For improved usability, there is no need that the internal storage of the Python value matches the string representation to be passed to C++ for parsing. Take for example the case of a string property meant to hold type/name of a Gaudi Service (or AlgTool) instance; we can easily envisage the internal storage to be the instance of the Configurable class matching the requests Service type, but the Python property to be assigned from a type/name string or from the configurable instance (we can extend the type checking to ensure that the interface implemented by the service matches the requirements from C++), and only when converting to string during the export to C++ it is mapped to the correct type/name string.

Implementing the semantics in terms of

what the user uses to set a value
what the user sees when getting the value
what C++ gets as string representation of the value
what to do with values when merging configurations

allow for creation of very powerful and easy to use interfaces to user options.

Configurables database

Another aspect to consider is how users access and instantiate the Python facade classes.

C++ components come from different libraries in different subdirectories of all projects, and it's often difficult to a component name to the library containing it.

To simplify user life we can use a database of components that records the component fully qualified name, the type of component and its properties (with their types and semantics).

For a more Pythonic access to the facade classes, the C++ namespaces can be mapped to Python modules, via fake modules that hide the lookup in the database and create the class objects on demand. Of course, helper functions to get a facade class via the fully qualified C++ name can be provided too.

The database can be extended to record all kind of information we want to access from Python. For example, we record the list of interfaces implemented by the components, so that they can be used in the type checking of property values.

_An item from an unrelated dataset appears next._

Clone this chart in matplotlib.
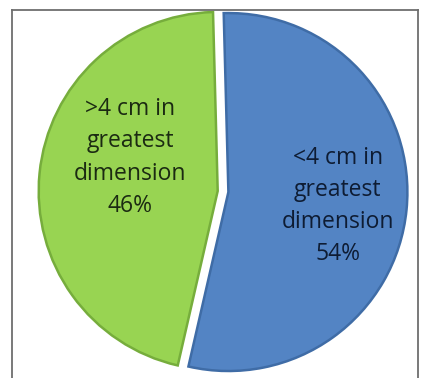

Stacking configuration files

A typical use case for the configuration of a Gaudi application is to start from a predefined configuration and change some parameters (for examples the verbosity level, or the number of events to process).

Instances of facade classes are, by default, not participating in the configuration of the application, and to enamble them they must be given a name, which is required by Gaudi framework to instantiate the corresponding C++ classes. Once a name is used by an instance, it cannot be used by another, but there must be a way to get the instance with a given name (it is also useful to allow automatic creation of a new instance if the name is not used yet, similar to the behaviour of Python's dict.get method).

Retrieving either a named instance is a way of overriding its settings. Another way would be to keep unnamed instances in shared Python modules, to be then given a name to enter the actual final configuration.

Means to merge unnamed or named instances can be also provided.

To be noted that some property semantics may required an instance to have a name, for example to add an algorithm to the list of executed algorithms.